And now - for something completely different.
I’ve been considering getting into Flames of War, but before pulling the trigger on a Starter Set, I thought I’d paint a few WW2 (individual kits from Zvezda). I’m planning to paint one tank each for Germany, UK and Russia, and figure I’d start with a German Panther, going for a “german gray” look.
I’m pretty happy with the final result - except perhaps the decal, which was my first time hand-painting decals. If I do end up getting into Flames of War, I’ll probably switch to using actual decals rather than painting them.
Assembled the Panther as per the instructions, using a tiny amount of super glue for the middle and top sections (since I expected those to be grabbed the most and the joins seemed pretty flimsy). The other components snapped together pretty easily, didn’t use any glue on those.
The most problematic were the two vertical rectangles on each side. Those are visibly “detached” from the rest of the tank and the connections were very weak, I essentially had to glue the connectors in place.
I used a jewelry hand drill to drill the end of the barrel (one hole for the exit and two side holes, all of them connecting in a T shape). By side holes I of course mean the “muzzle brake” (learn something new with every miniature). There were two smaller side holes behind the primary muzzle brake, but I didn’t have a drill small enough for those and they weren’t circular. Shouldn’t be an issue in the end as they’re quite small and I’m planning to paint them black.
I didn’t push the turret all the way down at this point since I’m planning to paint it separately. The tracks also seemed worth painting separately, but I decided against it since the areas that will be hard to reach are hard to see anyway.

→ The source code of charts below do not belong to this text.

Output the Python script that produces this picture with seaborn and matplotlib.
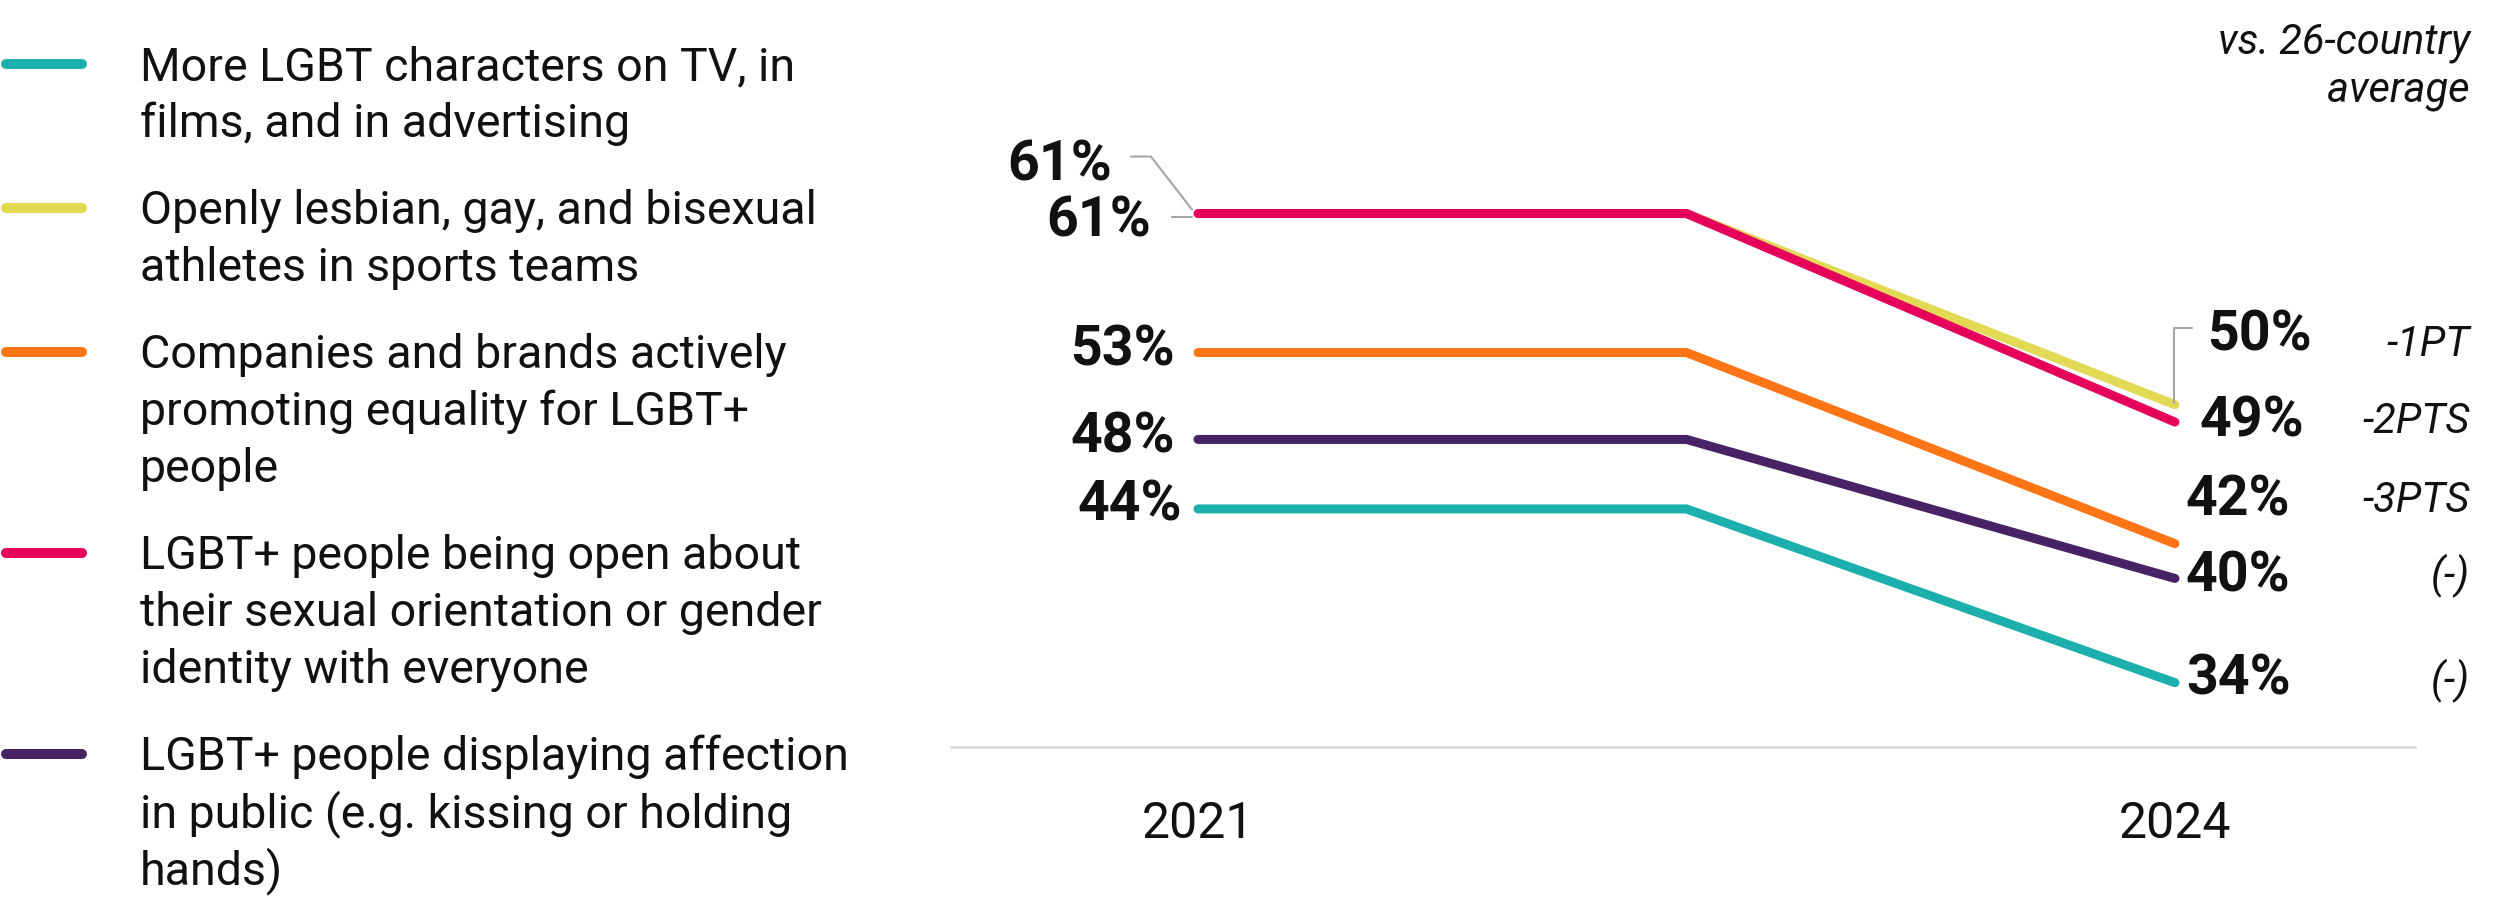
import numpy as np
import pandas as pd
import seaborn as sns
import matplotlib.pyplot as plt
from matplotlib.lines import Line2D

# Data
items = [
    "More LGBT characters on TV, in\nfilms, and in advertising",
    "Openly lesbian, gay, and bisexual\nathletes in sports teams",
    "Companies and brands actively\npromoting equality for LGBT+\npeople",
    "LGBT+ people being open about\ntheir sexual orientation or gender\nidentity with everyone",
    "LGBT+ people displaying affection\nin public (e.g. kissing or holding\nhands)",
]
share_2021 = [44, 61, 53, 61, 48]
share_2024 = [34, 50, 42, 49, 40]
vs_average = ["(-)", "-1PT", "-3PTS", "-2PTS", "(-)"]
year_labels = ["2021", "2024"]

colors = ["#1DAFAB", "#E2DA55", "#FF7415", "#E5005B", "#472366"]

# long table: the line holds flat from 2021 to the mid point, then drops to 2024
rows = []
for name, a, b in zip(items, share_2021, share_2024):
    rows.append({"item": name, "pos": 0, "share": a})
    rows.append({"item": name, "pos": 1, "share": a})
    rows.append({"item": name, "pos": 2, "share": b})
df = pd.DataFrame(rows)

sns.set_theme(style="white")
plt.rcParams["font.family"] = ["Roboto", "DejaVu Sans"]
plt.rcParams["text.color"] = "#111111"

W, H = 2499, 922
fig = plt.figure(figsize=(W / 100, H / 100), dpi=100)
ax = fig.add_axes([951 / W, 175 / H, 1464 / W, 742 / H])

sns.lineplot(data=df, x="pos", y="share", hue="item", hue_order=items,
             palette=colors, linewidth=6.5, legend=False, ax=ax,
             solid_capstyle="round", solid_joinstyle="round")

ax.set_xlim(-0.5056, 2.4914)
ax.set_ylim(30.3, 73.0)
ax.set_xticks([0, 2], year_labels)
ax.set_yticks([])
ax.set_xlabel("")
ax.set_ylabel("")
ax.tick_params(axis="x", length=0, pad=38, labelsize=36, labelcolor="#111111")
for side in ["top", "left", "right"]:
    ax.spines[side].set_visible(False)
ax.spines["bottom"].set_color("#D9D9D9")
ax.spines["bottom"].set_linewidth(1.8)

# label offsets in pixels (style only)
left_off = [(-16, 3), (-86, 48), (-23, 2), (-47, -8), (-23, 2)]
right_off = [(11, 3), (32, 69), (11, 43), (25, 1), (11, 2)]
note_dy = [2, 60, 43, 1, 2]

for i in range(len(items)):
    ax.annotate(f"{share_2021[i]}%", xy=(0, share_2021[i]), xytext=left_off[i],
                textcoords="offset pixels", ha="right", va="center",
                fontsize=40, fontweight="bold")
    ax.annotate(f"{share_2024[i]}%", xy=(2, share_2024[i]), xytext=right_off[i],
                textcoords="offset pixels", ha="left", va="center",
                fontsize=40, fontweight="bold")
    ax.annotate(vs_average[i], xy=(2470 / W, share_2024[i]),
                xycoords=("figure fraction", "data"),
                xytext=(0, note_dy[i]), textcoords="offset pixels",
                ha="right", va="center", fontsize=30, fontstyle="italic")


def px_to_fig(xd, yd, dx, dy):
    X, Y = ax.transData.transform((xd, yd))
    return (X + dx) / W, (Y + dy) / H


def leader(xd, yd, offsets):
    pts = [px_to_fig(xd, yd, dx, dy) for dx, dy in offsets]
    fig.add_artist(Line2D([p[0] for p in pts], [p[1] for p in pts],
                          color="#A6A6A6", lw=1.5))


leader(0, share_2021[1], [(-6, 4), (-47, 57), (-67, 57)])
leader(0, share_2021[3], [(-6, -3), (-26, -3)])
leader(2, share_2024[1], [(-1, 2), (-1, 77), (17, 77)])

fig.text(2470 / W, 1 - 22 / H, "vs. 26-country\naverage", ha="right", va="top",
         fontsize=30, fontstyle="italic", linespacing=1.2)

# legend on the left: one text per wrapped line, baselines flow down the page
base = 80
for name, c in zip(items, colors):
    y_mark = 1 - (base - 16) / H
    fig.add_artist(Line2D([6 / W, 82 / W], [y_mark, y_mark], color=c,
                          lw=7.2, solid_capstyle="round"))
    for line in name.split("\n"):
        fig.text(140 / W, 1 - base / H, line, ha="left", va="baseline",
                 fontsize=33.5)
        base += 57
    base += 30

fig.savefig("out.png", dpi=100)
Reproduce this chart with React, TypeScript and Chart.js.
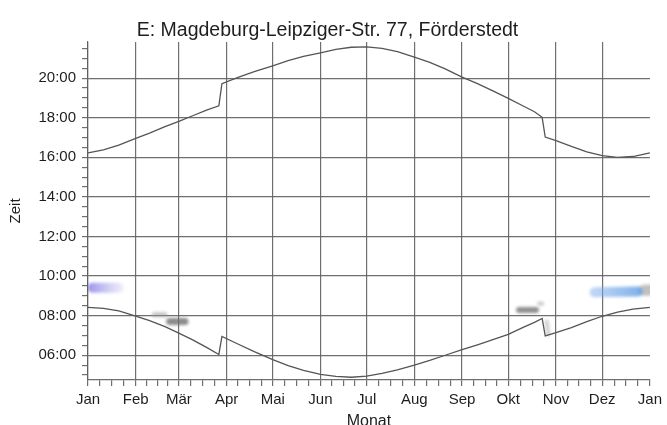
import React, { useEffect, useRef } from 'react';
import { Chart, registerables } from 'chart.js';

Chart.register(...registerables);

// ---------- text ----------
const TITLE = 'E: Magdeburg-Leipziger-Str. 77, Förderstedt';
const X_TITLE = 'Monat';
const Y_TITLE = 'Zeit';

// ---------- axes ----------
const MONTH_LABELS = ['Jan', 'Feb', 'Mär', 'Apr', 'Mai', 'Jun', 'Jul', 'Aug', 'Sep', 'Okt', 'Nov', 'Dez', 'Jan'];
const MONTH_START_DAYS = [0, 31, 59, 90, 120, 151, 181, 212, 243, 273, 304, 334, 365];
const Y_MIN = 4.75;
const Y_MAX = 21.83;
const Y_LABEL_HOURS = [6, 8, 10, 12, 14, 16, 18, 20];

// ---------- series: sunrise (lower curve), day of year -> hour ----------
const SUNRISE_DAYS = [0, 10, 20, 31, 40, 50, 59, 68, 77, 85, 87, 97, 108, 120, 130, 140, 151, 161, 171, 181, 191, 201, 212, 222, 232, 243, 253, 263, 273, 283, 290, 295, 297, 304, 314, 324, 334, 344, 354, 365];
const SUNRISE_HOURS = [8.42, 8.37, 8.24, 7.98, 7.75, 7.45, 7.12, 6.78, 6.4, 6.04, 6.95, 6.58, 6.18, 5.78, 5.48, 5.24, 5.03, 4.93, 4.89, 4.95, 5.08, 5.26, 5.5, 5.74, 6.0, 6.28, 6.53, 6.79, 7.06, 7.42, 7.66, 7.86, 6.98, 7.14, 7.4, 7.7, 7.97, 8.18, 8.33, 8.42];

// ---------- series: sunset (upper curve), day of year -> hour ----------
const SUNSET_DAYS = [0, 10, 20, 31, 40, 50, 59, 68, 77, 85, 87, 97, 108, 120, 130, 140, 151, 161, 171, 181, 191, 201, 212, 222, 232, 243, 253, 263, 273, 283, 290, 295, 297, 304, 314, 324, 334, 344, 354, 365];
const SUNSET_HOURS = [16.22, 16.38, 16.62, 16.96, 17.22, 17.55, 17.82, 18.1, 18.38, 18.6, 19.72, 20.02, 20.33, 20.62, 20.88, 21.1, 21.28, 21.45, 21.56, 21.58, 21.5, 21.34, 21.06, 20.8, 20.47, 20.05, 19.72, 19.36, 18.98, 18.58, 18.3, 18.02, 17.02, 16.84, 16.55, 16.28, 16.08, 16.0, 16.04, 16.22];

// ---------- shadow-flicker patches ----------
const FLICKER_JAN_DAYS = [3, 20];
const FLICKER_JAN_HOURS = [9.41, 9.41];
const FLICKER_FEB_A_DAYS = [43, 50];
const FLICKER_FEB_A_HOURS = [8.05, 8.05];
const FLICKER_FEB_B_DAYS = [53, 63];
const FLICKER_FEB_B_HOURS = [7.7, 7.7];
const FLICKER_OKT_A_DAYS = [280, 291];
const FLICKER_OKT_A_HOURS = [8.28, 8.28];
const FLICKER_OKT_B_DAYS = [293, 295];
const FLICKER_OKT_B_HOURS = [8.62, 8.6];
const FLICKER_OKT_C_DAYS = [298, 299];
const FLICKER_OKT_C_HOURS = [7.7, 7.05];
const FLICKER_DEZ_A_DAYS = [329, 357];
const FLICKER_DEZ_A_HOURS = [9.18, 9.22];
const FLICKER_DEZ_B_DAYS = [361, 366];
const FLICKER_DEZ_B_HOURS = [9.28, 9.3];

const FONT = '"Liberation Sans", Arial, sans-serif';
const GRID = 'rgba(95,95,95,0.9)';
const LINE = '#555555';
const TEXT = '#1e1e1e';

const toPoints = (xs: number[], ys: number[]) => xs.map((x, i) => ({ x, y: ys[i] }));

const X_TICK_VALUES: number[] = [];
for (let m = 0; m < MONTH_START_DAYS.length - 1; m++) {
  const a = MONTH_START_DAYS[m];
  const b = MONTH_START_DAYS[m + 1];
  for (let k = 0; k < 4; k++) X_TICK_VALUES.push(a + ((b - a) * k) / 4);
}
X_TICK_VALUES.push(MONTH_START_DAYS[MONTH_START_DAYS.length - 1]);

const Y_TICK_VALUES: number[] = [];
for (let h = 5; h <= 21.5; h += 0.5) Y_TICK_VALUES.push(h);

function patch(days: number[], hours: number[], color: string, width: number, fadeTo?: string) {
  return {
    type: 'line' as const,
    data: toPoints(days, hours),
    borderColor: fadeTo
      ? (ctx: any) => {
          const chart = ctx.chart;
          const xs = chart.scales && chart.scales.x;
          if (!xs) return color;
          const x0 = xs.getPixelForValue(days[0]) - width / 2;
          const x1 = xs.getPixelForValue(days[days.length - 1]) + width / 2;
          if (!Number.isFinite(x0) || !Number.isFinite(x1) || x1 <= x0) return color;
          const g = chart.ctx.createLinearGradient(x0, 0, x1, 0);
          g.addColorStop(0, color);
          g.addColorStop(1, fadeTo);
          return g;
        }
      : color,
    borderWidth: width,
    borderCapStyle: 'round' as const,
    pointRadius: 0,
    showLine: true,
    fill: false,
    isPatch: true,
    order: 5,
  };
}

const blurPlugin = {
  id: 'patchBlur',
  beforeDatasetDraw(chart: any, args: any) {
    const ds = chart.data.datasets[args.index];
    if (ds && ds.isPatch) {
      chart.ctx.save();
      chart.ctx.filter = 'blur(1.6px)';
    }
  },
  afterDatasetDraw(chart: any, args: any) {
    const ds = chart.data.datasets[args.index];
    if (ds && ds.isPatch) chart.ctx.restore();
  },
};

export default function App() {
  const ref = useRef<HTMLCanvasElement | null>(null);

  useEffect(() => {
    if (!ref.current) return;
    const chart = new Chart(ref.current, {
      type: 'line',
      data: {
        datasets: [
          patch(FLICKER_JAN_DAYS, FLICKER_JAN_HOURS, 'rgba(120,110,225,0.75)', 10, 'rgba(150,150,230,0.15)'),
          patch(FLICKER_FEB_A_DAYS, FLICKER_FEB_A_HOURS, 'rgba(150,150,150,0.55)', 5),
          patch(FLICKER_FEB_B_DAYS, FLICKER_FEB_B_HOURS, 'rgba(110,110,110,0.8)', 7),
          patch(FLICKER_OKT_A_DAYS, FLICKER_OKT_A_HOURS, 'rgba(115,115,115,0.8)', 6),
          patch(FLICKER_OKT_B_DAYS, FLICKER_OKT_B_HOURS, 'rgba(150,150,150,0.5)', 4),
          patch(FLICKER_OKT_C_DAYS, FLICKER_OKT_C_HOURS, 'rgba(150,150,150,0.45)', 4),
          patch(FLICKER_DEZ_A_DAYS, FLICKER_DEZ_A_HOURS, 'rgba(125,170,235,0.45)', 10, 'rgba(100,160,230,0.85)'),
          patch(FLICKER_DEZ_B_DAYS, FLICKER_DEZ_B_HOURS, 'rgba(150,150,150,0.6)', 11),
          {
            type: 'line',
            data: toPoints(SUNRISE_DAYS, SUNRISE_HOURS),
            borderColor: LINE,
            borderWidth: 1.3,
            pointRadius: 0,
            tension: 0,
            fill: false,
            order: 1,
          },
          {
            type: 'line',
            data: toPoints(SUNSET_DAYS, SUNSET_HOURS),
            borderColor: LINE,
            borderWidth: 1.3,
            pointRadius: 0,
            tension: 0,
            fill: false,
            order: 1,
          },
        ] as any,
      },
      plugins: [blurPlugin],
      options: {
        animation: false,
        responsive: true,
        maintainAspectRatio: false,
        parsing: false as any,
        layout: { padding: { left: 0, right: 12, top: 0, bottom: 0 } },
        plugins: {
          legend: { display: false },
          tooltip: { enabled: false },
          title: {
            display: true,
            text: TITLE,
            color: TEXT,
            font: { family: FONT, size: 19.5, weight: 'normal' },
            padding: { top: 18.5, bottom: 0 },
          },
        },
        scales: {
          x: {
            type: 'linear',
            min: 0,
            max: 365,
            afterBuildTicks: (scale: any) => {
              scale.ticks = X_TICK_VALUES.map((v) => ({ value: v }));
            },
            afterFit: (scale: any) => {
              scale.height = 45;
            },
            ticks: {
              autoSkip: false,
              maxRotation: 0,
              padding: 5,
              color: TEXT,
              font: { family: FONT, size: 15 },
              callback: (v: any) => {
                const i = MONTH_START_DAYS.indexOf(Number(v));
                return i >= 0 ? MONTH_LABELS[i] : '';
              },
            },
            grid: {
              color: (c: any) => {
                const v = c.tick ? c.tick.value : -1;
                return MONTH_START_DAYS.indexOf(v) >= 0 && v !== 365 ? GRID : 'rgba(0,0,0,0)';
              },
              tickColor: GRID,
              tickLength: 6,
              lineWidth: 1.2,
            },
            border: { color: GRID, width: 1.2 },
            title: {
              display: true,
              text: X_TITLE,
              color: TEXT,
              font: { family: FONT, size: 16 },
              padding: { top: 0, bottom: -6.5 },
            },
          },
          y: {
            type: 'linear',
            min: Y_MIN,
            max: Y_MAX,
            afterBuildTicks: (scale: any) => {
              scale.ticks = Y_TICK_VALUES.map((v) => ({ value: v }));
            },
            afterFit: (scale: any) => {
              scale.width = 88;
            },
            ticks: {
              autoSkip: false,
              padding: 6,
              color: TEXT,
              font: { family: FONT, size: 15 },
              callback: (v: any) => {
                const h = Number(v);
                if (Y_LABEL_HOURS.indexOf(h) < 0) return '';
                return (h < 10 ? '0' : '') + h + ':00';
              },
            },
            grid: {
              color: (c: any) => {
                const v = c.tick ? c.tick.value : -1;
                return Y_LABEL_HOURS.indexOf(v) >= 0 ? GRID : 'rgba(0,0,0,0)';
              },
              tickColor: GRID,
              tickLength: 6,
              lineWidth: 1.2,
            },
            border: { color: GRID, width: 1.2 },
            title: {
              display: true,
              text: Y_TITLE,
              color: TEXT,
              font: { family: FONT, size: 15 },
              padding: { top: 7, bottom: 0 },
            },
          },
        },
      } as any,
    });
    return () => chart.destroy();
  }, []);

  return (
    <div style={{ position: 'absolute', left: 0, top: 0, width: 667, height: 425, background: '#fff' }}>
      <canvas ref={ref} />
    </div>
  );
}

Base coated the tank (in two parts - the body and the turret) in three (yes, three!) layers of Eshin Grey. Not sure if it’s the plastic (perhaps it’s very glossy?), but the base coat needed three layers in order to get a uniform finish. Basically paint just refuses to stick as well to this mini compared to what I’ve previously done.
Applied a layer of Nuln Oil to everything, trying not to let it pool too bad on flat regions with no details (such as the walls of the turret or the front armor panel on the body).
Applied a dry brush of Eshin Grey, then a dry brush of Vallejo Neutral Grey in order to increase the contrast on some of the details.
The initial result was a bit too dark for my taste, plus I realized I wanted a more bluish undertone in order to match the “german grey” look I was going for.
To fix that, I mixed Vallejo Neutral Gray and White (in about a 2:1 ratio) and added just a touch of Citadel Macragge Blue in order to give it a bluish note. Before applying it to the miniature I added more water than usual (but not enough to turn the paint into a glaze), then applied the paint pretty loosely to the majority of the model (except the underside and tracks). The paintjob was not uniform - I tried to get more of the paint on in top areas, even if that meant a slight “smear” effect. Once dried, I applied a coat of Nuln Oil to tie everything together.
Next step was to apply Citadel Mournfang Brown on all of the tracks (including the spares on the sides), as well as the wooden handles of the various tools. Fixed any mistakes I made with the earlier mix of white, gray and blue. Finally, applied a dried brush of that same mix, which not only brought out some of the details lost in the wash, but also helped tie everything together (including the most recent fixes after the brown).
Following this I worked some more on the details, painting the edge of the tires black (using Citadel Abaddon Black) and parts of the tools silver (using Citadel Runefang Steel). I also applied a dry brush of Runefang Steel to all of the tracks, including the spares.
With the broad areas of the mini painted, it was time for the finishing touches.
First up, I painted the German logo on one of the turret’s sides. I tried to use masking tape, but for some reason paint would keep going under the tape, so I had to free-hand most of it.
Next, I applied Agrax Earthshade to all of the brown bits, as well as in various areas of the model where I wanted it to appear grimy (but not over the entire model as with the previous wash).
Next, I did a dry-brush of Citadel Ushabti Bone over the tracks and lower part of the tank, in order to simulate dried-out mud.
Finally, I sponged a bit of Abaddon Black in random spots all over the tank in order to simulate battle damage.
Once everything was dried, I applied a single layer of Citadel Stormshield for protection, which I did in two separate sessions (because I needed to hold onto the mini while painting it), with about an hour between sessions in order to allow the varnish to dry completely.